Sensor sizes vary depending on make and model of a camera and you should know the difference between Full Frame Sensor and Crop sensor before investing in a new camera. Back in the days of film cameras, SLRs had a standard 35mm rectangle to capture images; this is where the full frame term comes from. Modern digital cameras have sensor sized at 24mm x 36mm but are still considered to be full frame sensor since they cover the same area that a 35mm film would. Some new digital cameras have smaller sized sensors so the “crop factor” refers to a smaller sensor’s diagonal size as compared to a full-frame 35mm sensor. For example, a crop factor of 1.6x means that the image will be zoomed in by 1.6x when compared to a full frame shot. This ratio is sometimes called focal length multiplier.
Crop Sensor advantages
Since Crop Sensor essentially cuts out information from the sides of the shot it actually picks the sharpest part of the image. Most inexpensive lenses usually take shots that are sharp in the center but get distorted as you move out closer to the edges. Crop sensors essentially cut these distorted sides and just keep the good center part, which allows you to shoot quality shots with relatively inexpensive lens. Crop sensor also “multiplies” the focal length of the camera thus allowing anyone who shoots nature, sports and travel to carry smaller and lighter zoom lenses but still achieve shots comparable to those taken on much bulkier full sensor cameras. For example, 180mm lens on 1.6x crop sensor will be almost equivalent to 300mm lens on a full frame sensor (180 x 1.6 = 288). This can be a true blessing during long shoots. Since Crop sensors are smaller and lighter – they can fit in point-and-shoot cameras. However, a smaller sensor will typically produce more noise.
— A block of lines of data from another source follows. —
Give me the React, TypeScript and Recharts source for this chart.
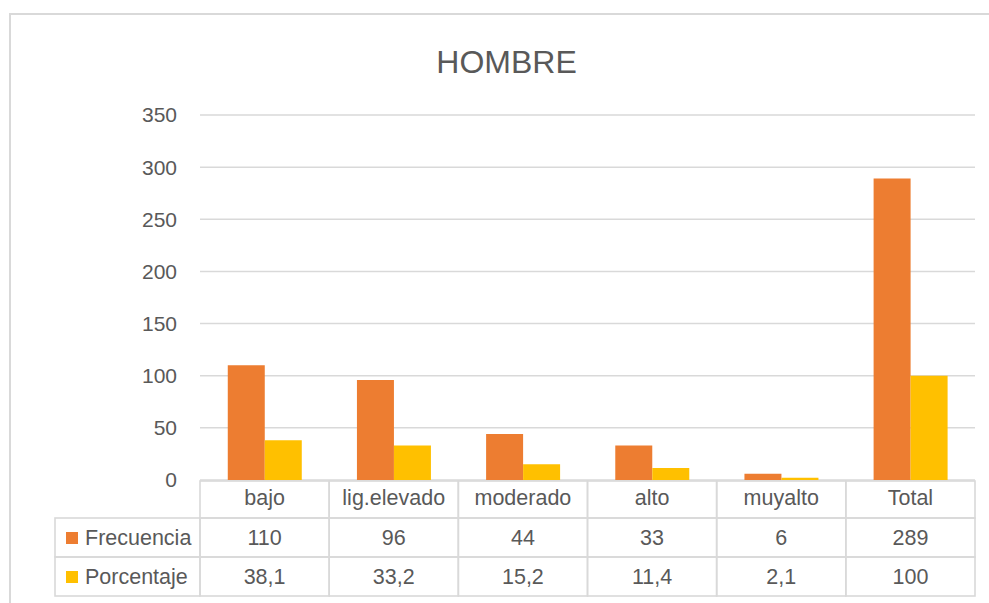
import React from 'react';
import { BarChart, Bar, XAxis, YAxis, CartesianGrid } from 'recharts';

const title = 'HOMBRE';
const categories = ['bajo', 'lig.elevado', 'moderado', 'alto', 'muyalto', 'Total'];
const frecuencia = [110, 96, 44, 33, 6, 289];
const porcentaje = [38.1, 33.2, 15.2, 11.4, 2.1, 100];
const seriesNames = ['Frecuencia', 'Porcentaje'];
const seriesColors = ['#ED7D31', '#FFC000'];
const yTicks = [0, 50, 100, 150, 200, 250, 300, 350];

const data = categories.map((c, i) => ({
  name: c,
  Frecuencia: frecuencia[i],
  Porcentaje: porcentaje[i],
}));

const W = 989;
const H = 603;
const M = { top: 115, right: 14, bottom: 0, left: 0 };
const Y_AXIS_W = 200;
const X_AXIS_H = 123;
const PLOT_W = W - M.left - M.right - Y_AXIS_W;

const FONT = '"Liberation Sans", Arial, sans-serif';
const TEXT = '#595959';
const LINE = '#d9d9d9';

const fmt = (v: number) => String(v).replace('.', ',');

const TableTick = (props: any) => {
  const { x, y, payload, index } = props;
  const n = categories.length;
  const band = props.width && props.width > 0 ? props.width / n : PLOT_W / n;
  const left = x - band / 2;
  const rows = [
    { top: y + 1, h: 37, base: y + 25 },
    { top: y + 38, h: 39, base: y + 65 },
    { top: y + 77, h: 39, base: y + 104 },
  ];
  const d = data[index] || ({} as any);
  const vals = [payload.value, String(d.Frecuencia ?? ''), fmt(d.Porcentaje ?? '')];
  const legendLeft = 55;
  return (
    <g>
      {rows.map((r, k) => (
        <rect key={'c' + k} x={left} y={r.top} width={band} height={r.h} fill="none" stroke={LINE} strokeWidth={1.6} />
      ))}
      {rows.map((r, k) => (
        <text key={'t' + k} x={x} y={r.base} textAnchor="middle" fontFamily={FONT} fontSize={21.5} fill={TEXT}>
          {vals[k]}
        </text>
      ))}
      {index === 0 &&
        seriesNames.map((s, k) => {
          const r = rows[k + 1];
          return (
            <g key={'l' + k}>
              <rect x={legendLeft} y={r.top} width={left - legendLeft} height={r.h} fill="none" stroke={LINE} strokeWidth={1.6} />
              <rect x={66} y={r.base - 13} width={12} height={12} fill={seriesColors[k]} />
              <text x={85} y={r.base} fontFamily={FONT} fontSize={21.5} fill={TEXT}>
                {s}
              </text>
            </g>
          );
        })}
    </g>
  );
};

export default function App() {
  return (
    <div style={{ position: 'absolute', left: 0, top: 0, width: W, height: H, overflow: 'hidden', background: '#fff' }}>
      <svg width={W} height={H} style={{ position: 'absolute', left: 0, top: 0 }}>
        <rect x={10} y={14} width={1010} height={620} fill="none" stroke={LINE} strokeWidth={2} />
        <text x={506.5} y={73} textAnchor="middle" fontFamily={FONT} fontSize={32} fill={TEXT}>
          {title}
        </text>
      </svg>
      <div style={{ position: 'absolute', left: 0, top: 0 }}>
        <BarChart width={W} height={H} data={data} margin={M} barCategoryGap="21.5%" barGap={0}>
          <CartesianGrid vertical={false} stroke={LINE} strokeWidth={1.5} />
          <XAxis
            dataKey="name"
            height={X_AXIS_H}
            axisLine={false}
            tickLine={false}
            tickSize={0}
            tickMargin={0}
            interval={0}
            tick={<TableTick />}
          />
          <YAxis
            width={Y_AXIS_W}
            domain={[0, 350]}
            ticks={yTicks}
            axisLine={false}
            tickLine={false}
            tickSize={0}
            tickMargin={23}
            tick={{ fill: TEXT, fontFamily: FONT, fontSize: 21 }}
          />
          {seriesNames.map((s, k) => (
            <Bar key={s} dataKey={s} fill={seriesColors[k]} isAnimationActive={false} />
          ))}
        </BarChart>
      </div>
    </div>
  );
}
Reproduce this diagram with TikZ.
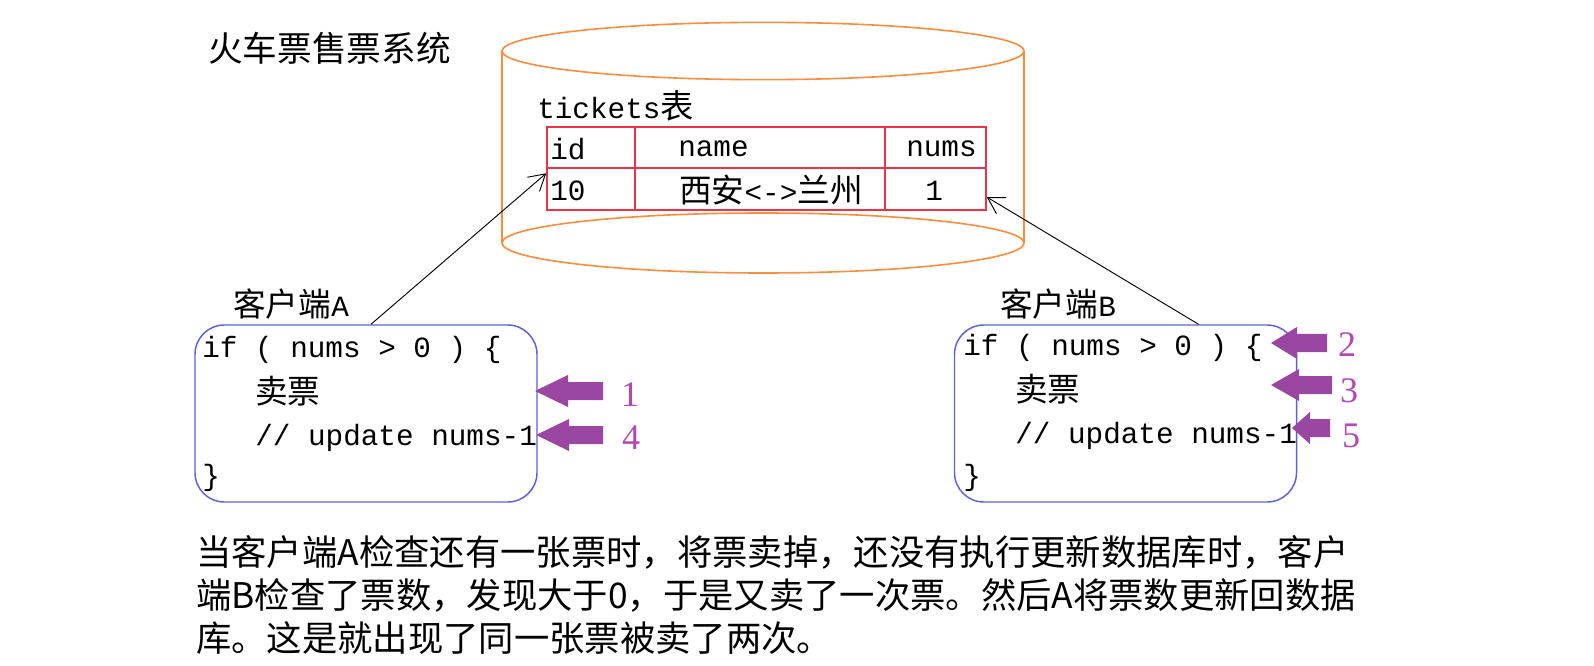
\documentclass[tikz,border=0pt]{standalone}
\usepackage{fontspec}
\newfontfamily\cjk{Noto Sans CJK SC}
\newfontfamily\mono{Liberation Mono}
\newfontfamily\numf{Liberation Serif}
\usetikzlibrary{arrows.meta,calc}
\definecolor{cylc}{RGB}{255,140,60}
\definecolor{tabc}{RGB}{235,50,70}
\definecolor{boxc}{RGB}{95,95,225}
\definecolor{arrc}{RGB}{155,70,160}
\definecolor{numc}{RGB}{180,70,185}
\tikzset{
  cyl/.style={draw=cylc, line width=1.2pt},
  cell/.style={draw=tabc, line width=1.1pt, inner sep=0pt},
  txt/.style={inner sep=0pt, anchor=west},
  codebox/.style={draw=boxc, line width=1.1pt, rounded corners=22pt, minimum width=256.5pt, minimum height=132.75pt, inner sep=0pt},
  conn/.style={draw=black, line width=0.7pt, -{Straight Barb[length=12pt,width=14pt,line width=0.7pt]}},
  marrow/.style={fill=arrc, draw=none},
  numlab/.style={inner sep=0pt, text=numc, font=\numf\fontsize{27pt}{29pt}\selectfont},
  codef/.style={font=\mono\fontsize{22pt}{24pt}\selectfont},
  cjkf/.style={font=\cjk\fontsize{24.5pt}{26pt}\selectfont},
}
\newcommand{\marrowat}[4]{\fill[marrow] (#1,#2) -- ++(#4,-16) -- ++(0,7) -- ++(#3-#4,0) -- ++(0,18) -- ++(#4-#3,0) -- ++(0,7) -- cycle;}
\begin{document}
\begin{tikzpicture}[x=0.75pt,y=-0.75pt]
\fill[white] (0,0) rectangle (1594,666);
\useasboundingbox (0,0) rectangle (1594,666);

% title
\node[txt, font=\cjk\fontsize{26pt}{28pt}\selectfont] (title) at (208,48) {火车票售票系统};

% cylinder
\draw[cyl] (763,51) ellipse [x radius=195.75pt, y radius=21.5pt];
\draw[cyl] (763,243) ellipse [x radius=195.75pt, y radius=22.5pt];
\draw[cyl] (502,51) -- (502,243);
\draw[cyl] (1024,51) -- (1024,243);

% table
\node[txt, codef] (tname) at (537,106) {tickets{\cjk\fontsize{25pt}{26pt}\selectfont 表}};
\node[cell, minimum width=66pt, minimum height=30.75pt] (cid) at (591,147.5) {};
\node[cell, minimum width=187.5pt, minimum height=30.75pt] (cname) at (760.5,147.5) {};
\node[cell, minimum width=75.75pt, minimum height=30.75pt] (cnums) at (935.5,147.5) {};
\node[cell, minimum width=66pt, minimum height=31.5pt] (c10) at (591,189) {};
\node[cell, minimum width=187.5pt, minimum height=31.5pt] (croute) at (760.5,189) {};
\node[cell, minimum width=75.75pt, minimum height=31.5pt] (c1) at (935.5,189) {};
\node[txt, codef] (tid) at (550,149) {id};
\node[txt, codef] (tn) at (678,149) {name};
\node[txt, codef] (tnums) at (906,149) {nums};
\node[txt, codef] (t10) at (550,191) {10};
\node[txt, cjkf] (troute) at (679,190) {西安{\mono\fontsize{22pt}{24pt}\selectfont<->}兰州};
\node[txt, codef] (tone) at (925,191) {1};

% client A
\node[txt, cjkf] (labA) at (233,304) {客户端{\mono\fontsize{22pt}{24pt}\selectfont A}};
\node[codebox] (boxA) at (366,413.5) {};
\node[txt, codef] (a1) at (202,350) {if ( nums > 0 ) \{};
\node[txt, cjkf] (a2) at (255,391) {卖票};
\node[txt, codef] (a3) at (255,438) {// update nums-1};
\node[txt, codef] (a4) at (202,478) {\}};

% client B
\node[txt, cjkf] (labB) at (1000,304) {客户端{\mono\fontsize{22pt}{24pt}\selectfont B}};
\node[codebox] (boxB) at (1125.5,413.5) {};
\node[txt, codef] (b1) at (963,348) {if ( nums > 0 ) \{};
\node[txt, cjkf] (b2) at (1015,389) {卖票};
\node[txt, codef] (b3) at (1015,436) {// update nums-1};
\node[txt, codef] (b4) at (963,478) {\}};

% connectors
\draw[conn] ($(boxA.north)+(5,0)$) -- ($(c10.north west)+(0,6)$);
\draw[conn] ($(boxB.north)+(73,0)$) -- ($(c1.east)+(0,8)$);

% magenta arrows
\marrowat{535}{391}{68}{33}
\marrowat{536}{435}{67}{33}
\marrowat{1271}{343}{56}{26}
\marrowat{1271}{385}{61}{28}
\marrowat{1292}{428}{38}{18}
\node[numlab] (n1) at (630,395) {1};
\node[numlab] (n4) at (631,438) {4};
\node[numlab] (n2) at (1347,345) {2};
\node[numlab] (n3) at (1349,391) {3};
\node[numlab] (n5) at (1351,436) {5};

% paragraph
\begin{scope}[every node/.style={txt, font=\cjk\fontsize{26.5pt}{30pt}\selectfont}]
\node (p1) at (196,552) {当客户端A检查还有一张票时，将票卖掉，还没有执行更新数据库时，客户};
\node (p2) at (196,595) {端B检查了票数，发现大于0，于是又卖了一次票。然后A将票数更新回数据};
\node (p3) at (196,638) {库。这是就出现了同一张票被卖了两次。};
\end{scope}
\end{tikzpicture}
\end{document}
|Full Frame||1.3x Crop||1.5x Crop||1.6x Crop|
Full Frame Sensor advantages
Full Frame sensor is much better at keeping the noise levels low thus ensuring great image quality even in dark situations (although this depends on sensor manufacturing process). Besides low noise levels, full frame sensors also have a larger dynamic range which ultimately means better image quality. View finder on the full frame cameras also tends to be much clearer and larger which can be beneficial, especially when using manual focus. Wide angle shooting is another advantage of the full frame sensors. Because crop sensor multiplies the focal length, the lens has to be very wide to achieve the same result as full frame, and wide lenses tend to be pricey. Architecture photographers might consider investing into full frame cameras for their line of work. Finally, portrait photographer might appreciate that full frame sensors can achieve shallower depth of field creating that beautiful blur (bokeh) in the background.
Final thoughts – which is right for you?
Full frame sensors generally produce better quality images and have lower noise levels. However, they are usually placed in higher-grade (more expensive) cameras and they need premium (more expensive) lenses to maintain consistent image quality. Additionally, full frame bodies generally weigh more and longer and heavier lenses are needed for zoom photography, when compared to crop frame cameras.